Already this Christmas Eve, a bomb exploded in the religiously divided Poso district in Central Sulawesi. A passenger spotted the bomb under a bus seat in the town of Poso in Central Sulawesi. The driver moved it to a field at Lembomawo village on the town's outskirts but it exploded on Tuesday before a police bomb squad arrived.



"The bomb was aimed at provoking a riot in Poso," local police chief Abdi Dharma was quoted by the Jakarta Post as saying.



Jakarta police and the US embassy have warned of a high risk of seasonal terror attacks from the al Qaeda-linked Jemaah Islamiyah (JI).

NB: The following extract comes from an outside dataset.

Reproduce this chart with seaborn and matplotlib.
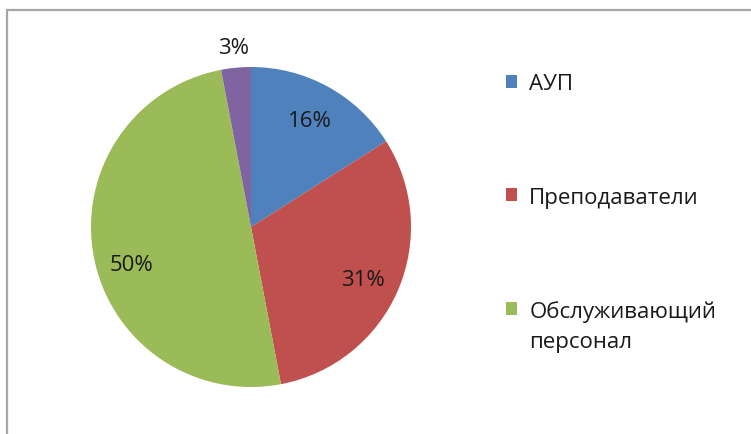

Several top JI operatives are still on the run and believed to be planning further attacks.



On Christmas Eve three years ago JI launched coordinated bomb attacks on churches and priests nationwide, killing 19 people.



In a series of attacks since then, the network's targets have included more churches; two Bali nightclubs in October 2002 with the loss of 202 lives; and a Jakarta hotel where 12 people were killed in August.



"We cannot ignore the warnings or rumors and it is, anyway, always better to anticipate problems," said Thomas Bambang Mukamto, who is in charge of security for Christmas services at the 19th-century Jakarta Cathedral.



"This will be the third year and we are improving some aspects of the security here," Mukamto said, speaking in front of two metal detector portals and pointing to the single entrance gate and single exit gate.



This year, almost 166,000 officers will be deployed nationwide to safeguard the Christmas and New Year festivities -- more than 22,000 of them in the capital alone.



At the Canisius Roman Catholic church, only cars with stickers will be allowed to park inside the compound. Worshippers will be checked with metal detectors.



Jakarta police chief, Inspector General Makbul Padmanegara, personally inspected security at the cathedral.



"Based on intelligence information that we have received, the prominent issue that needs to be addressed is bombings," he said last week, pledging to station officers at 243 churches across Jakarta and its suburbs.



An estimated 87 percent of the country 212 million people are Muslim and just under 10 percent are Christians. But Islam is not the official religion and the country has a history of religious tolerance, despite outbreaks of sectarian bloodshed in recent years.